Friday, June 14, 2013

“A Walton Thanksgiving Reunion”

Airdate: 11/22/93

It’s November, 1963, and Thanksgiving on Waltons Mountain seems like a lonely place. At least John and Olivia, ostensibly cured of her TB, are back at home, and Grandma is too, tuckered out from “visiting relatives” in Buckingham County. But as for the others? We have a lot to catch up on. Here goes:

John-Boy, played again by Richard Thomas, anchors a TV news program in Washington, DC. He keeps asking an attractive co-worker, Janet, to marry him, but she believes his workaholic lifestyle won’t jibe with her family plans. It doesn’t help that, once they arrive back in Virginia for the holidays, John Boy is called back to work upon the news of J.F.K.’s assassination, but later returns for Thanksgiving dinner, when Janet accepts his proposal.

Mary Ellen is a full-time mother and has a child, Clay, whom she is raising whileveterinarian(?) Jonesy is off at Vietnam. No mention made of John Curtis, who is around 23 by now.

Jim Bob runs a private airplane company, but although he enjoys flying around (private charters, crop-dusting), it lacks stability, especially in the eyes of Mary Ellen, when he takes Clay up for an airplane ride.

Erin is a sub teacher. She is now divorced from Paul Northridge on account of his cheating and has partial custody of their children. She and the married assistant principal of her school strike up a friendship, but are clearly attracted to each other, setting the rumor mill on fire!

Rough times for Ben: Still working for his dad at the mill, he grows resentful of his overbearing authority, especially after John won’t spend the money to buy a newer truck. Considering finding work elsewhere, he also realizes he’s away from his wife, Cindy, too often, and that she needs him more than ever since their daughter, Virginia, died (we never find out why) and she may be infertile. Father and son reach an accord, once John remembers what Zeb once said about giving in to the “younger folk.” Ben and Cindy announce they will adopt a child.

Jason is married to Toni and have a few kids, with another on the way, but as an aspiring country singer/songwriter, he is also away from home far too often. Once he sells his song to Elvis Presley, he now has more time to spend with the kids.

Drew is back from the Marines, and still has feelings for Elizabeth, back from Europe. She announces she will join the Peace Corps.

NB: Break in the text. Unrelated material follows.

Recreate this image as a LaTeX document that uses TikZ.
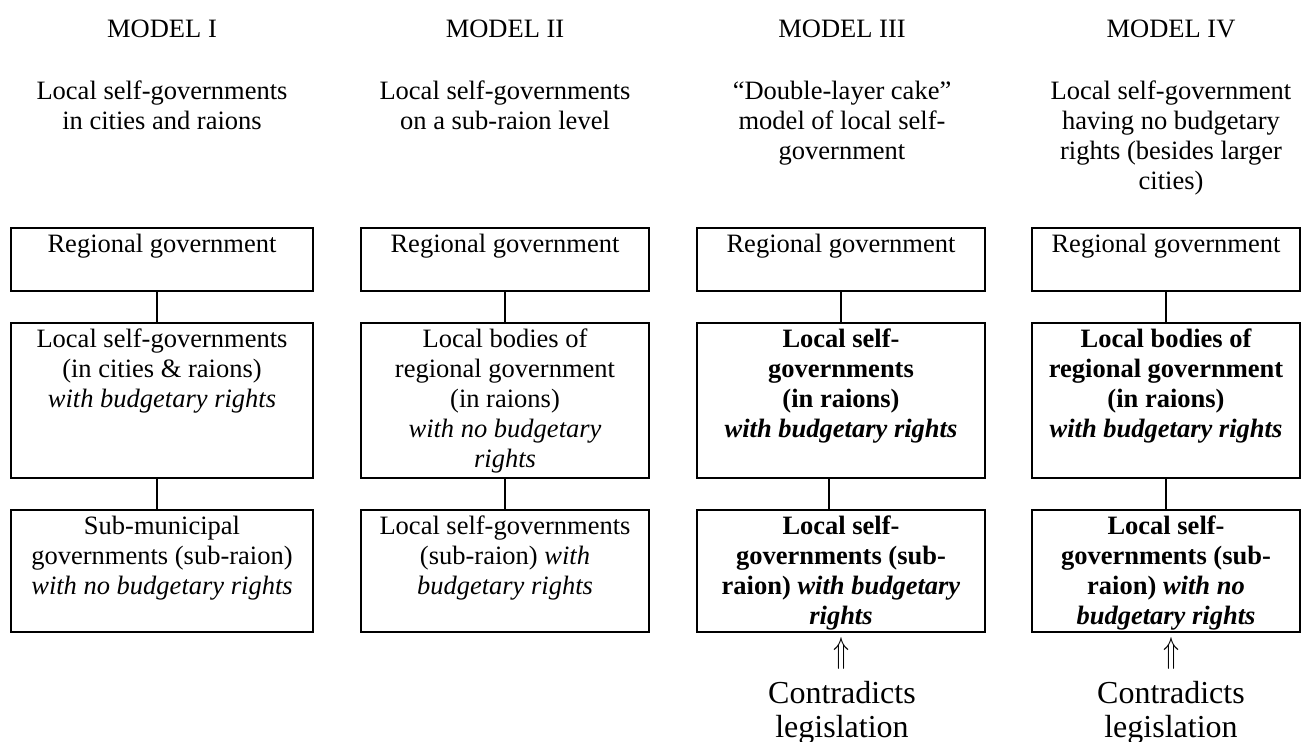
\documentclass[tikz,border=0pt]{standalone}
\usepackage{fontspec}
\usepackage{graphicx}
\setmainfont{Liberation Serif}
\newcommand{\bxc}[3]{\parbox[c][#2][t]{#1}{\centering\rule{0pt}{24pt}#3}}
\newcommand{\hdc}[2]{\parbox[t]{#1}{\centering #2}}
\newcommand{\uparrsym}{\resizebox{16pt}{25pt}{$\Uparrow$}}
\begin{document}
\begin{tikzpicture}[x=1pt,y=-1pt,
  every node/.style={inner sep=0pt, outer sep=0pt},
  govbox/.style={draw, line width=2.6pt, anchor=center, font=\fontsize{26.5}{30}\selectfont},
  link/.style={line width=2.6pt},
  txt/.style={font=\fontsize{26.5}{30}\selectfont, anchor=base},
  big/.style={font=\fontsize{32}{34}\selectfont, anchor=base},
  uparr/.style={anchor=center}
]
\useasboundingbox (0,0) rectangle (1302,742);

% headers
\node[txt] (h1) at (162,37) {MODEL I};
\node[txt] (h2) at (505,37) {MODEL II};
\node[txt] (h3) at (842,37) {MODEL III};
\node[txt] (h4) at (1171,37) {MODEL IV};

\node[txt] (s1) at (162,99) {\hdc{300pt}{Local self-governments\\in cities and raions}};
\node[txt] (s2) at (505,99) {\hdc{300pt}{Local self-governments\\on a sub-raion level}};
\node[txt] (s3) at (842,99) {\hdc{300pt}{“Double-layer cake”\\model of local self-\\government}};
\node[txt] (s4) at (1171,99) {\hdc{300pt}{Local self-government\\having no budgetary\\rights (besides larger\\cities)}};

% column 1
\node[govbox] (t1) at (162,259.5) {\bxc{302pt}{63pt}{Regional government}};
\node[govbox] (m1) at (162,400.5) {\bxc{302pt}{155pt}{Local self-governments\\(in cities \& raions)\\\itshape with budgetary rights}};
\node[govbox] (l1) at (162,571) {\bxc{302pt}{122pt}{Sub-municipal\\governments (sub-raion)\\\itshape with no budgetary rights}};

% column 2
\node[govbox] (t2) at (505,259.5) {\bxc{288pt}{63pt}{Regional government}};
\node[govbox] (m2) at (505,400.5) {\bxc{288pt}{155pt}{Local bodies of\\regional government\\(in raions)\\\itshape with no budgetary\\rights}};
\node[govbox] (l2) at (505,571) {\bxc{288pt}{122pt}{Local self-governments\\(sub-raion) \textit{with}\\\itshape budgetary rights}};

% column 3
\node[govbox] (t3) at (841,259.5) {\bxc{288pt}{63pt}{Regional government}};
\node[govbox] (m3) at (841,400.5) {\bxc{288pt}{155pt}{\bfseries Local self-\\governments\\(in raions)\\\itshape with budgetary rights}};
\node[govbox] (l3) at (841,571) {\bxc{288pt}{122pt}{\bfseries Local self-\\governments (sub-\\raion) \textit{with budgetary}\\\itshape rights}};

% column 4
\node[govbox] (t4) at (1166,259.5) {\bxc{268pt}{63pt}{Regional government}};
\node[govbox] (m4) at (1166,400.5) {\bxc{268pt}{155pt}{\bfseries Local bodies of\\regional government\\(in raions)\\\itshape with budgetary rights}};
\node[govbox] (l4) at (1166,571) {\bxc{268pt}{122pt}{\bfseries Local self-\\governments (sub-\\raion) \textit{with no}\\\itshape budgetary rights}};

% connectors
\draw[link] ([xshift=-5pt]t1.south) -- ([xshift=-5pt]m1.north);
\draw[link] ([xshift=-5pt]m1.south) -- ([xshift=-5pt]l1.north);
\draw[link] (t2.south) -- (m2.north);
\draw[link] (m2.south) -- (l2.north);
\draw[link] (t3.south) -- (m3.north);
\draw[link] ([xshift=-12pt]m3.south) -- ([xshift=-12pt]l3.north);
\draw[link] (t4.south) -- (m4.north);
\draw[link] (m4.south) -- (l4.north);

% contradicts
\node[uparr] (a3) at (841,653) {\uparrsym};
\node[uparr] (a4) at (1171,653) {\uparrsym};
\node[big] (c3) at (842,703) {\hdc{260pt}{Contradicts\\legislation}};
\node[big] (c4) at (1171,703) {\hdc{260pt}{Contradicts\\legislation}};
\end{tikzpicture}
\end{document}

Amid all of this, John is enraged when the assistant D.A., Al Sampson, locks the Baldwins up for illegal moonshining, ostensibly to garner votes in the upcoming county commissioner election. The solution: John springs the sisters from the clink and vows to run for commissioner himself.

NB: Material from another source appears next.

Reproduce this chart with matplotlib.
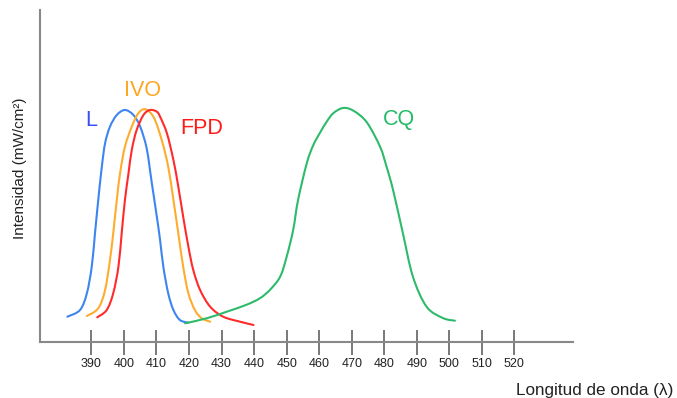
import matplotlib
matplotlib.use("Agg")
import matplotlib.pyplot as plt
from matplotlib.path import Path
from matplotlib.patches import PathPatch

plt.rcParams['font.family'] = ['Liberation Sans', 'DejaVu Sans']

# Data (wavelength nm, intensity arbitrary units)
l_wl = [382.6, 386.5, 388.6, 390.1, 391.1, 392.1, 393.2, 394.2, 395.7, 397.8, 400.3,
        402.9, 405.0, 407.0, 408.5, 410.1, 411.1, 412.1, 413.6, 415.2, 417.2, 419.8]
l_int = [25, 31.7, 48.4, 75, 108.4, 141.7, 175, 198.4, 215, 226.7, 231.7,
         226.7, 215, 193, 160, 125, 101.7, 75, 48.4, 31.7, 21.7, 19]

ivo_wl = [388.6, 392.1, 394.2, 395.7, 396.7, 397.8, 398.8, 400.3, 402.4, 404.4, 406.6,
          409.2, 411.6, 413.6, 415.2, 416.7, 418.2, 419.8, 421.8, 423.9, 426.5]
ivo_int = [25.7, 33.4, 51.7, 81.7, 108.4, 141.7, 168.4, 195, 215, 228.4, 232.4,
           224, 201.7, 175, 141.7, 108.4, 75, 48.4, 31.7, 23.4, 20]

fpd_wl = [391.8, 394.7, 396.7, 398.3, 399.3, 400.3, 401.4, 402.4, 403.9, 406.0, 408.0,
          410.1, 411.1, 413.2, 415.2, 416.7, 418.2, 419.8, 421.3, 423.4, 426.5, 430.5,
          435.7, 439.8]
fpd_int = [24.4, 31.7, 48.4, 75, 108.4, 141.7, 168.4, 191.7, 211.7, 226.7, 231.7,
           230, 225, 208.4, 181.7, 155, 125, 95, 71.7, 51.7, 35, 25, 20, 16.7]

cq_wl = [418.8, 425.4, 431.6, 437.7, 441.8, 444.9, 448.0, 450.0, 452.0, 453.5, 456.2,
         458.2, 460.2, 462.3, 464.3, 467.3, 470.5, 474.6, 478.7, 480.7, 482.7,
         485.7, 488.8, 493.0, 498.0, 501.7]
cq_int = [18.4, 23.4, 30, 37, 43.5, 52, 65, 85, 111.7, 141.7, 178.7,
          196.7, 208.7, 220, 228.4, 233.7, 231, 219.5, 195, 175, 151.7,
          108.7, 65, 35, 23.7, 21]

ticks = [390, 400, 410, 420, 430, 440, 450, 460, 470, 480, 490, 500, 510, 520]

fig = plt.figure(figsize=(6.77, 3.98), dpi=100)
ax = fig.add_axes([40/677, 1 - 341.7/398, (572.7 - 40)/677, (341.7 - 10)/398])

blue = '#3d85f0'
orange = '#ffab2e'
red = '#ff2b2b'
green = '#2dbb6b'


def smooth_curve(ax, xs, ys, color):
    # Catmull-Rom spline through the data points, drawn as cubic Bezier in data coords
    pts = list(zip(xs, ys))
    verts = [pts[0]]
    codes = [Path.MOVETO]
    n = len(pts)
    for i in range(n - 1):
        p0 = pts[i - 1] if i > 0 else pts[i]
        p1 = pts[i]
        p2 = pts[i + 1]
        p3 = pts[i + 2] if i + 2 < n else pts[i + 1]
        c1 = (p1[0] + (p2[0] - p0[0]) / 6.0, p1[1] + (p2[1] - p0[1]) / 6.0)
        c2 = (p2[0] - (p3[0] - p1[0]) / 6.0, p2[1] - (p3[1] - p1[1]) / 6.0)
        verts += [c1, c2, p2]
        codes += [Path.CURVE4, Path.CURVE4, Path.CURVE4]
    patch = PathPatch(Path(verts, codes), facecolor='none', edgecolor=color,
                      lw=1.5, capstyle='round', joinstyle='round')
    ax.add_patch(patch)


smooth_curve(ax, l_wl, l_int, blue)
smooth_curve(ax, ivo_wl, ivo_int, orange)
smooth_curve(ax, fpd_wl, fpd_int, red)
smooth_curve(ax, cq_wl, cq_int, green)

ax.text(390.1, 221.7, 'L', color='#3a4cf5', fontsize=15.5, ha='center', va='center')
ax.text(405.7, 251, 'IVO', color='#ffa520', fontsize=15.5, ha='center', va='center')
ax.text(423.8, 213.4, 'FPD', color='#ff1a1a', fontsize=15.5, ha='center', va='center')
ax.text(484.6, 221.7, 'CQ', color='#22bb66', fontsize=15.5, ha='center', va='center')

ax.set_xlim(374.2, 537.9)
ax.set_ylim(0, 331.7)
ax.set_xticks(ticks)
ax.set_xticklabels([str(t) for t in ticks], fontsize=9, color='#222222')
ax.tick_params(axis='x', direction='inout', length=18, width=1.1, color='#555555', pad=2.5)
ax.set_yticks([])
for s in ['top', 'right']:
    ax.spines[s].set_visible(False)
for s in ['left', 'bottom']:
    ax.spines[s].set_color('#888888')
    ax.spines[s].set_linewidth(1.5)

fig.text(673/677, 1 - 390.7/398, 'Longitud de onda (λ)', fontsize=12.3,
         ha='right', va='center', color='#222222')
fig.text(20/677, 1 - 168/398, 'Intensidad (mW/cm²)', fontsize=11, rotation=90,
         ha='center', va='center', color='#222222')

fig.savefig('out.png', dpi=100)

Olivia’s just busy keeping everyone together, but wants everyone to come to her with problems. Despite their long-running plans to FINALLY build thart house on the mountain, she and John can’t bear to leave their home – and they don’t.

Whew! Did you get all of that? By all means, don’t skip the first 20 minutes of this one – that’s when you get caught up with everything over that past 16 years. As a true reunion movie, this effort does an excellent job of getting everyone back together – including longtime supporting characters Verdie Wilson, Rose, Yancy, and Aimee Godsey, played by original portrayer Rachel Longaker (she went off with a tattooed mechanic, to Corabeth’s dismay, but it’s overlooked when she returns with her child).

So no real central conflict, but like any family reunion, tons to get caught up on. Despite the newer hairstyles (Erin’s is best) and car models, everything here looks pretty much like business as usual. Also like a reunion, you get to see how everyone’s aged – some better (Eric Scott, Richard Thomas, Mary McDonough) than others (I won’t say). Just glad the gang’s all here!

The ratings for this one must have been pretty good; CBS would do another one two years later (see below). Remember, the late 80s/early 90s was the Golden Age for reunion movies, showing that old TV shows never die, they just get back together again for 2-hour telefilms.

Timeframe: Novembe, 1963, but John says that it’s been 15 years since Zeb’s passing. Really? Zeb died in 1941, making it 22 years.

Janet Gilchrist, John-Boy’s girlfriend, is beautiful but looks far too contemporary for 1963. You be the judge.